— Begin Data lines —
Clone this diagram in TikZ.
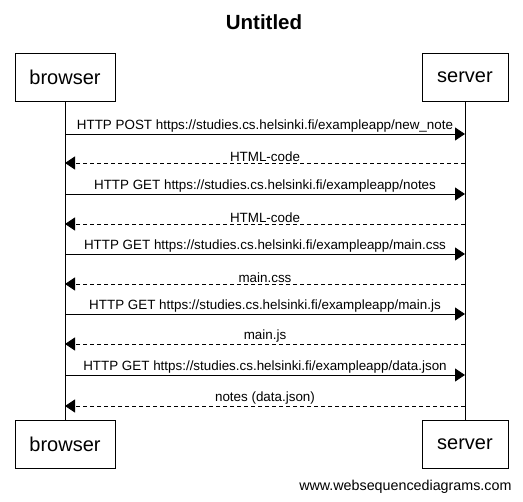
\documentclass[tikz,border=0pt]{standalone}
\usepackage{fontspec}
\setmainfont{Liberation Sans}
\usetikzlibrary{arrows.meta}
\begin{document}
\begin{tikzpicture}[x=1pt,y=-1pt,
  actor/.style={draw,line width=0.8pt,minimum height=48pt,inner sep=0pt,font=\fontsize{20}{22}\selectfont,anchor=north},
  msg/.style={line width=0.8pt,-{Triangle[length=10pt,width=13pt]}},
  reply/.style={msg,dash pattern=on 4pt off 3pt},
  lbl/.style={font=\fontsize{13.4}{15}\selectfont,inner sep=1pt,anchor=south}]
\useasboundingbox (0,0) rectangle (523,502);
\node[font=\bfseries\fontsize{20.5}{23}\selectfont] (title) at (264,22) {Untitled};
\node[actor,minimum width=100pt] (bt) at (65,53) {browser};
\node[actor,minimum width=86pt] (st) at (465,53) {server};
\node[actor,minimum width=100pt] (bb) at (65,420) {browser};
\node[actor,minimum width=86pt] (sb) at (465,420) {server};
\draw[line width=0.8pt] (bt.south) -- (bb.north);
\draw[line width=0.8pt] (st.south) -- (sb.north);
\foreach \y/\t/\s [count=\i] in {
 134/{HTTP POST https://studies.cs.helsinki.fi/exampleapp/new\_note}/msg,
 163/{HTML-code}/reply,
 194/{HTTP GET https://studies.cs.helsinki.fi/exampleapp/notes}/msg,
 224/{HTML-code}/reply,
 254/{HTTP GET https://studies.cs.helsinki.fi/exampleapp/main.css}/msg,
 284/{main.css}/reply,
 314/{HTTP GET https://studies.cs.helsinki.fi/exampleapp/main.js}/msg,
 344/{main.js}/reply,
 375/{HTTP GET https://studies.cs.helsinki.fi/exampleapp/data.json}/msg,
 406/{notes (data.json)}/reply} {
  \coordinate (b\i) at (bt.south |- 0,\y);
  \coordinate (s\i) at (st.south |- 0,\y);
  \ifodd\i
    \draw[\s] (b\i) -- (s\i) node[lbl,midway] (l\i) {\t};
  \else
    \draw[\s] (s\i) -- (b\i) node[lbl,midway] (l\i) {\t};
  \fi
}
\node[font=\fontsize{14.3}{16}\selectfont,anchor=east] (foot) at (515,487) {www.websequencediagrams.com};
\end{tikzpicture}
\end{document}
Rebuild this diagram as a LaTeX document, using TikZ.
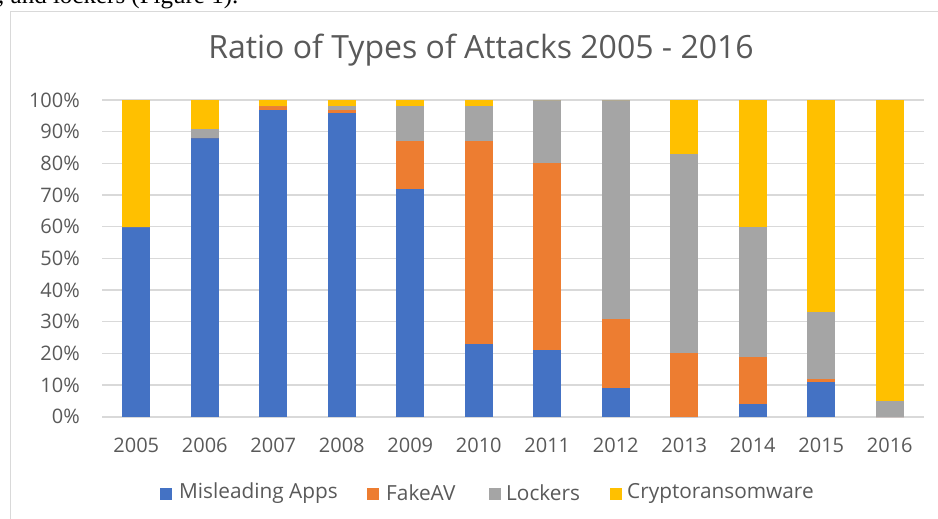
— End Data lines —
Write out each entry exactly as given, omitting any picture.

Clone this diagram in TikZ.
\documentclass[tikz,border=0pt]{standalone}
\usepackage{fontspec}
\setmainfont{Liberation Sans}
\usetikzlibrary{arrows.meta}
\begin{document}
\begin{tikzpicture}[x=1pt,y=-1pt,
  actor/.style={draw,line width=0.8pt,minimum height=48pt,inner sep=0pt,font=\fontsize{20}{22}\selectfont,anchor=north},
  msg/.style={line width=0.8pt,-{Triangle[length=10pt,width=13pt]}},
  reply/.style={msg,dash pattern=on 4pt off 3pt},
  lbl/.style={font=\fontsize{13.4}{15}\selectfont,inner sep=1pt,anchor=south}]
\useasboundingbox (0,0) rectangle (523,502);
\node[font=\bfseries\fontsize{20.5}{23}\selectfont] (title) at (264,22) {Untitled};
\node[actor,minimum width=100pt] (bt) at (65,53) {browser};
\node[actor,minimum width=86pt] (st) at (465,53) {server};
\node[actor,minimum width=100pt] (bb) at (65,420) {browser};
\node[actor,minimum width=86pt] (sb) at (465,420) {server};
\draw[line width=0.8pt] (bt.south) -- (bb.north);
\draw[line width=0.8pt] (st.south) -- (sb.north);
\foreach \y/\t/\s [count=\i] in {
 134/{HTTP POST https://studies.cs.helsinki.fi/exampleapp/new\_note}/msg,
 163/{HTML-code}/reply,
 194/{HTTP GET https://studies.cs.helsinki.fi/exampleapp/notes}/msg,
 224/{HTML-code}/reply,
 254/{HTTP GET https://studies.cs.helsinki.fi/exampleapp/main.css}/msg,
 284/{main.css}/reply,
 314/{HTTP GET https://studies.cs.helsinki.fi/exampleapp/main.js}/msg,
 344/{main.js}/reply,
 375/{HTTP GET https://studies.cs.helsinki.fi/exampleapp/data.json}/msg,
 406/{notes (data.json)}/reply} {
  \coordinate (b\i) at (bt.south |- 0,\y);
  \coordinate (s\i) at (st.south |- 0,\y);
  \ifodd\i
    \draw[\s] (b\i) -- (s\i) node[lbl,midway] (l\i) {\t};
  \else
    \draw[\s] (s\i) -- (b\i) node[lbl,midway] (l\i) {\t};
  \fi
}
\node[font=\fontsize{14.3}{16}\selectfont,anchor=east] (foot) at (515,487) {www.websequencediagrams.com};
\end{tikzpicture}
\end{document}
Rebuild this diagram as a LaTeX document, using TikZ.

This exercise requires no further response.